Como estava na presidência da associação de moradores, Ana foi uma das pessoas que mais sofreu ameaças ao longo desse processo, por conta disso teve que sair da comunidade. “Durante esse processo a comunidade ficou um pouco fragilizada, pois eu tive que sair e ficar apenas na cidade dando as orientações”, relembra a professora. “E a pessoa responsável por esta obra tinha apoio de vários empresários, inclusive de outros lugares do Brasil. E logo nós fomos surpreendidos pela plantação de soja, o que foi nosso pesadelo”, destaca.

Conforme a quilombola, a estrada que dá acesso à comunidade ficou cercada pelo monocultivo. E a ideia da extensão da estrada, segundo Ana, é que ela dê acesso ao vizinho da comunidade, e que ele, com isso, possa integrar as plantações. “No limite da nossa comunidade, o que nos divide são os igarapés, onde o empresário também quer plantar soja”, ressalta Ana. “A luta da comunidade é para que não se construa essa estrada, e para que o agronegócio não venha nos massacrar”, afirma.

Já no Acre, os moradores do Seringal Itatinga, Comunidade Arapuã, formada por seringueiros e ribeirinhos, estão ameaçados de despejo. A comunidade está localizada no município de Manoel Urbano. “O conflito existente em nossa comunidade é por conta do projeto de RED (Reserva de Desenvolvimento Sustentável). Em 2010 foi implantado o projeto na comunidade, e a partir de então tem gerado vários conflitos com os moradores. Nossa luta é para garantir nossos direitos”, destaca Manoel da Silva, conhecido como Manoelzinho, integrante da comunidade.

Segundo ele, o projeto coloca a área da comunidade como sendo de RED, porém, o que Manoel ressalta é que sua comunidade está ali desde 1964. “Nascemos, vivemos ali, somos pais de família, e o projeto desconhece esse direito dessas famílias. E temos muito medo de sermos despejados, pois o projeto alega que não temos direito sobre o território, porque ali seria uma área de RED, e não das pessoas que nasceram e se criaram lá”, destaca a trabalhador.

Reginaldo Lima, membro da Comunidade Serrinha, localizada no município de Barra do Ouro, no Tocantins, e coordenador da Articulação Camponesa de Luta pela Terra e Território, ressalta, em sua fala, o quanto a área em que vive é cobiçada pelo agronegócio. “Em nossa comunidade não é diferente, pois nós temos sofrido com ameaças de despejo e expulsões por parte dos fazendeiros. Por conta dessa cobiça, temos passado por essas fortes ameaças e, inclusive, mortes de companheiros”, denuncia o trabalhador.

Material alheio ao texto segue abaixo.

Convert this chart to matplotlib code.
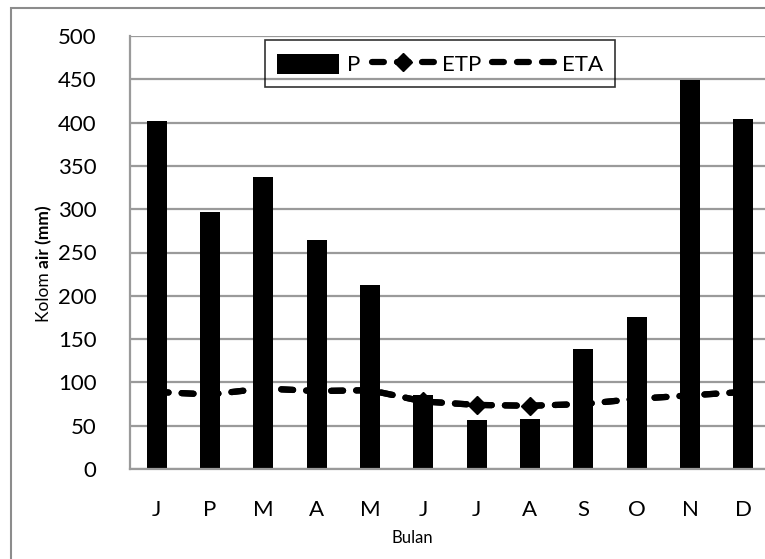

O FSPA – FSPA – “Territorialidade e Povos Amazônicos – Andinos; Cuidado dos bens da natureza e propostas alternativas e processos de resistência ao modelo de desenvolvimento capitalista” é o tema da oitava edição do FSPA. Realizado em plena Amazônia peruana, o evento será aberto oficialmente na sexta-feira, 28, no Distrito de Lamas, com uma cerimônia do povo indígena Kichwa-Lamista e a participação das delegações nacionais e internacionais – são esperadas cerca de 1.500 pessoas. O Fórum termina no dia 1º de maio.

O Fórum também tem como objetivo aproximar culturas, quebrar o isolamento das lutas de resistência, fortalecer o combate anti-imperialista, desenvolver a autonomia dos povos, promover a justiça social e ambiental, se opor aos modelos de desenvolvimento predatórios e nocivos aos povos que vivem na Pan-Amazônia, além de discutir alternativas para a construção e promoção da justiça e igualdade social.